Kalau Fukofuka
- Born: Tuʻakalau Fukofuka 1972 (age 53–54) Tonga
- School: St Paul's College, Auckland

Rugby union career
- Position: Prop

Amateur team(s)
- Years: Team / Apps / (Points)
- 1995: Grammar Carlton
- 1996: Mid Northern

Provincial / State sides
- Years: Team / Apps / (Points)
- 1995: Auckland / 3 / (0)
- 1996: Northland / 2 / (0)
- 1999: Auckland / 4 / (0)

International career
- Years: Team / Apps / (Points)
- 1993–1995: Tonga / 8 / (0)

= Tuʻakalau Fukofuka =

Tuʻakalau Fukofuka, known also as Kalau Fukofuka (born Tonga, in 1972) is a Tongan former rugby union player.
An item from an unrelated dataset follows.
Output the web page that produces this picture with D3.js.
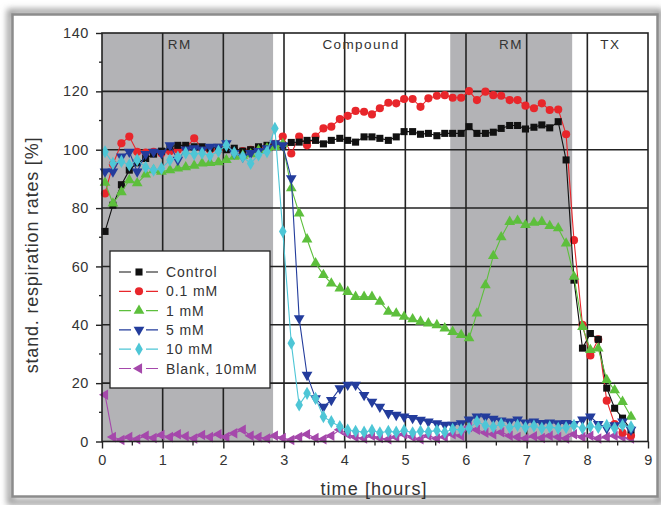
<!DOCTYPE html>
<html>
<head>
<meta charset="utf-8">
<script src="https://cdn.jsdelivr.net/npm/d3@7"></script>
<style>
  html, body { margin: 0; padding: 0; background: #ffffff; }
  svg { display: block; font-family: "Liberation Sans", Arial, sans-serif; }
</style>
</head>
<body>
<svg id="chart" width="661" height="505"></svg>
<script>
// Sampling times (hours), one reading every 8 minutes
const hours = [0.05, 0.18, 0.32, 0.45, 0.58, 0.72, 0.85, 0.98, 1.12, 1.25,
  1.38, 1.52, 1.65, 1.78, 1.92, 2.05, 2.18, 2.32, 2.45, 2.58,
  2.72, 2.85, 2.98, 3.12, 3.25, 3.38, 3.52, 3.65, 3.78, 3.92,
  4.05, 4.18, 4.32, 4.45, 4.58, 4.72, 4.85, 4.98, 5.12, 5.25,
  5.38, 5.52, 5.65, 5.78, 5.92, 6.05, 6.18, 6.32, 6.45, 6.58,
  6.72, 6.85, 6.98, 7.12, 7.25, 7.38, 7.52, 7.65, 7.78, 7.92,
  8.05, 8.18, 8.32, 8.45, 8.58, 8.72];

// Standardised respiration rates [%]
const control = [72, 81, 88, 93, 95.5, 97, 98.5, 99.5, 101, 101.5,
  101.5, 101, 101, 100.5, 100.8, 100, 100.5, 99.5, 100, 101,
  101.5, 101.5, 101.5, 102.5, 102.6, 103.2, 103.2, 102, 103.2, 103.9,
  103.2, 102.6, 104.4, 104.4, 103.9, 103.2, 104.4, 106.2, 106.2, 105.3,
  105.6, 104.8, 105.6, 105.6, 105.6, 107.9, 105.6, 105.6, 106, 107.3,
  108.3, 108.3, 107.1, 107.7, 108.5, 107.5, 109.6, 96.5, 55.3, 32,
  37, 35, 18.3, 11.4, 8, 4];
const mM01 = [85, 95, 102.2, 104.5, 99.3, 99, 99.3, 98.8, 99.5, 100,
  100.5, 103.9, 100.5, 100, 100, 100.5, 100, 99.5, 100, 100.5,
  101, 102, 104.5, 98.7, 104.5, 101.5, 104.5, 107.3, 107.9, 110.5,
  111.6, 113.3, 113, 112.1, 114.2, 116.1, 115.9, 117.4, 117.4, 114.7,
  117.6, 118.5, 118.7, 117.8, 117.8, 120.1, 117, 119.9, 118.7, 118.5,
  117, 117, 115.1, 114.2, 115.9, 113.6, 113.8, 105.3, 69, 40,
  29.5, 35, 14, 6, 3, 2];
const mM1 = [88.7, 81.6, 85.5, 89.6, 88.5, 91.5, 93, 92.5, 93, 93.6,
  94, 94.5, 95.3, 95.5, 95.7, 96.5, 97.6, 98, 98.5, 99.8,
  100.5, 101, 102, 86.8, 78.2, 69.3, 61.1, 57.1, 54.2, 52.5,
  51.3, 49.6, 49.6, 49.6, 47.9, 44.5, 43.9, 42.8, 41.9, 41.1,
  40.5, 39.9, 38.8, 37.6, 36.5, 35.4, 43.9, 53.6, 63.6, 70,
  75.3, 75.7, 74.2, 75, 75.3, 73.9, 73.1, 67.9, 56.5, 39.3,
  31.4, 31.9, 21.1, 17.6, 13.6, 8.5];
const mM5 = [92.5, 92.5, 97.6, 99.3, 92.5, 98.5, 99.3, 98.8, 101.5, 96.5,
  100, 100.5, 100, 101, 101, 102.2, 98.8, 97.6, 98.8, 99.5,
  100.5, 102.2, 101.5, 90.2, 42.2, 22.8, 14.8, 11.9, 14.2, 18.2,
  19.4, 19.4, 15.9, 13.6, 11.9, 9.7, 9.1, 8.5, 8, 7.4,
  6.8, 6.2, 5.7, 5.7, 6.2, 7.5, 8.5, 8.5, 7.8, 7.2,
  6.8, 7.5, 6.5, 6.8, 6.3, 6.5, 6.2, 6.3, 6, 7.5,
  8.5, 6, 4.5, 5.5, 6.8, 4];
const mM10 = [99.3, 95.3, 96, 94.8, 96.5, 94, 93, 93.6, 96.5, 97.5,
  98.9, 98.5, 98.8, 98, 99.5, 101.5, 99, 97.6, 95.3, 98.2,
  99.3, 107.3, 72, 33.7, 12.5, 16.5, 14.8, 8.5, 6.8, 5.1,
  3.9, 3.5, 3.2, 3.8, 3, 3.5, 3.2, 3.8, 3, 3.5,
  3.3, 3.8, 3.2, 4.2, 4, 4.5, 6.8, 5.5, 5, 6,
  4.8, 5.5, 4.8, 5.3, 4.5, 5, 4.5, 4.8, 5.5, 4.5,
  5.2, 4.8, 5.5, 4.5, 5.5, 5];
const blank10 = [16, 1.5, 0.5, 1.5, 0.8, 2, 1.2, 2.2, 1.5, 2.5,
  1.8, 1, 2.2, 1.5, 2.5, 1.5, 2.8, 4, 2, 1.5,
  1, 2, 1.2, 0.5, 1.5, 2.5, 1.2, 0.8, 2, 4,
  2.5, 1.5, 1, 2, 1.2, 0.8, 1.5, 2.5, 1.5, 0.8,
  2, 1, 1.5, 2.5, 2, 5, 4, 3, 2.5, 3.2,
  2, 1.5, 1, 1.8, 1.2, 2, 1.5, 1, 2.5, 1.5,
  2, 1, 1.5, 2, 1.5, 1];

const seriesNames = ["Control", "0.1 mM", "1 mM", "5 mM", "10 mM", "Blank, 10mM"];
const seriesColors = ["#111111", "#e8262b", "#5dbf3c", "#233c9c", "#4ec6d6", "#a548ab"];
const seriesValues = [control, mM01, mM1, mM5, mM10, blank10];
const seriesShapes = ["square", "circle", "up", "down", "diamond", "left"];

// Treatment phases shaded / labelled across the top
const phaseLabels = ["RM", "Compound", "RM", "TX"];
const phaseLabelAt = [1.28, 4.27, 6.74, 8.38];
const shadedSpans = [[0, 2.82], [5.74, 7.75]];

const xTicks = [0, 1, 2, 3, 4, 5, 6, 7, 8, 9];
const yTicks = [0, 20, 40, 60, 80, 100, 120, 140];

const svg = d3.select("#chart");
const pLeft = 102, pRight = 648, pTop = 33, pBottom = 441.5;
const ink = "#333333";

const x = d3.scaleLinear().domain([0, 9]).range([pLeft, pRight]);
const y = d3.scaleLinear().domain([0, 140]).range([pBottom, pTop]);

// Framed panel with a soft drop shadow
const defs = svg.append("defs");
const blur = defs.append("filter").attr("id", "soft").attr("x", "-5%").attr("y", "-5%")
  .attr("width", "110%").attr("height", "110%");
blur.append("feGaussianBlur").attr("stdDeviation", 3);
svg.append("rect").attr("x", 10).attr("y", 12).attr("width", 650).attr("height", 490)
  .attr("fill", "none").attr("stroke", "#9a9a9a").attr("stroke-width", 6)
  .attr("filter", "url(#soft)");
svg.append("rect").attr("x", 12.5).attr("y", 14.5).attr("width", 645).attr("height", 482)
  .attr("fill", "#ffffff").attr("stroke", "#8c8c8c").attr("stroke-width", 2.5);

// Shaded treatment spans
svg.append("g").selectAll("rect").data(shadedSpans).join("rect")
  .attr("x", d => x(d[0])).attr("y", pTop)
  .attr("width", d => x(d[1]) - x(d[0])).attr("height", pBottom - pTop)
  .attr("fill", "#b3b3b6");

// Grid
const grid = svg.append("g").attr("stroke", "#222222").attr("stroke-width", 1.6);
grid.selectAll("line.vx").data(xTicks.slice(1, -1)).join("line")
  .attr("x1", d => x(d)).attr("x2", d => x(d)).attr("y1", pTop).attr("y2", pBottom);
grid.selectAll("line.hy").data(yTicks.slice(1, -1)).join("line")
  .attr("y1", d => y(d)).attr("y2", d => y(d)).attr("x1", pLeft).attr("x2", pRight);

// Phase labels
svg.append("g").selectAll("text").data(phaseLabels).join("text")
  .attr("x", (d, i) => x(phaseLabelAt[i])).attr("y", 49)
  .attr("text-anchor", "middle").attr("font-size", 13.5).attr("letter-spacing", 1.4)
  .attr("fill", ink).text(d => d);

// Marker shapes
const symbolFor = {
  square: d3.symbol(d3.symbolSquare, 50),
  circle: d3.symbol(d3.symbolCircle, 52),
  up: d3.symbol(d3.symbolTriangle, 50),
  down: d3.symbol(d3.symbolTriangle, 50),
  diamond: d3.symbol(d3.symbolDiamond, 50),
  left: d3.symbol(d3.symbolTriangle, 48)
};
const rotationFor = { square: 0, circle: 0, up: 0, down: 180, diamond: 0, left: -90 };

const line = d3.line().x(d => x(d[0])).y(d => y(d[1]));

const drawOrder = [5, 1, 0, 2, 3, 4];
const plot = svg.append("g");
drawOrder.forEach(k => {
  const pts = hours.map((t, i) => [t, seriesValues[k][i]]);
  const g = plot.append("g");
  g.append("path").datum(pts).attr("d", line)
    .attr("fill", "none").attr("stroke", seriesColors[k]).attr("stroke-width", 1.1);
  g.selectAll("path.m").data(pts).join("path").attr("class", "m")
    .attr("d", symbolFor[seriesShapes[k]]())
    .attr("transform", d => `translate(${x(d[0])},${y(d[1])}) rotate(${rotationFor[seriesShapes[k]]})`)
    .attr("fill", seriesColors[k]);
});

// Plot frame
svg.append("rect").attr("x", pLeft).attr("y", pTop).attr("width", pRight - pLeft).attr("height", pBottom - pTop)
  .attr("fill", "none").attr("stroke", "#222222").attr("stroke-width", 1.6);

// Axes
const xAxis = svg.append("g").attr("transform", `translate(0,${pBottom})`)
  .call(d3.axisBottom(x).tickValues(xTicks).tickFormat(d3.format("d")).tickSize(7).tickPadding(6));
const yAxis = svg.append("g").attr("transform", `translate(${pLeft},0)`)
  .call(d3.axisLeft(y).tickValues(yTicks).tickFormat(d3.format("d")).tickSize(6).tickPadding(7));
[xAxis, yAxis].forEach(a => {
  a.select(".domain").remove();
  a.selectAll(".tick line").attr("stroke", "#222222").attr("stroke-width", 1.4);
  a.selectAll(".tick text").attr("font-size", 14.5).attr("fill", ink).attr("letter-spacing", 0.6)
    .attr("font-family", "'Liberation Sans', Arial, sans-serif");
});
// Minor ticks
const minorX = d3.range(0.5, 9, 1);
svg.append("g").selectAll("line").data(minorX).join("line")
  .attr("x1", d => x(d)).attr("x2", d => x(d)).attr("y1", pBottom).attr("y2", pBottom + 4)
  .attr("stroke", "#222222").attr("stroke-width", 1.3);
const minorY = d3.range(10, 140, 20);
svg.append("g").selectAll("line").data(minorY).join("line")
  .attr("y1", d => y(d)).attr("y2", d => y(d)).attr("x1", pLeft - 3).attr("x2", pLeft)
  .attr("stroke", "#222222").attr("stroke-width", 1.3);

// Axis titles
svg.append("text").attr("x", 374).attr("y", 495).attr("text-anchor", "middle")
  .attr("font-size", 18).attr("letter-spacing", 1.1).attr("fill", ink).text("time [hours]");
svg.append("text").attr("transform", "translate(38,255) rotate(-90)")
  .attr("text-anchor", "middle").attr("font-size", 18).attr("letter-spacing", 0.8).attr("fill", ink)
  .text("stand. respiration rates [%]");

// Legend
const lg = svg.append("g").attr("transform", "translate(110,251)");
lg.append("rect").attr("width", 160).attr("height", 137)
  .attr("fill", "#ffffff").attr("stroke", "#222222").attr("stroke-width", 1.3);
seriesNames.forEach((name, k) => {
  const yy = 21 + k * 19.3;
  lg.append("line").attr("x1", 9).attr("x2", 48).attr("y1", yy).attr("y2", yy)
    .attr("stroke", seriesColors[k]).attr("stroke-width", 1.2).attr("stroke-dasharray", "12,15");
  lg.append("path").attr("d", symbolFor[seriesShapes[k]]())
    .attr("transform", `translate(29,${yy}) rotate(${rotationFor[seriesShapes[k]]})`)
    .attr("fill", seriesColors[k]);
  lg.append("text").attr("x", 56).attr("y", yy + 5).attr("font-size", 14).attr("letter-spacing", 0.9)
    .attr("fill", ink).text(name);
});
</script>
</body>
</html>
He played as prop.

==Career==
Fukofuka debuted for the Tonga national rugby union team during a match against Fiji in Nuku'alofa on 17 July 1993. He also took part at the 1995 Rugby World Cup, playing all the three pool stage matches in the tournament. His last cap for Tonga was on 15 July 1995 in Suva, also against Fiji.
At club level, Fukofuka played the National Provincial Championship for Auckland and for Northland.

==Personal life==
He is father of the Crusaders scrum-half Leon Fukofuka.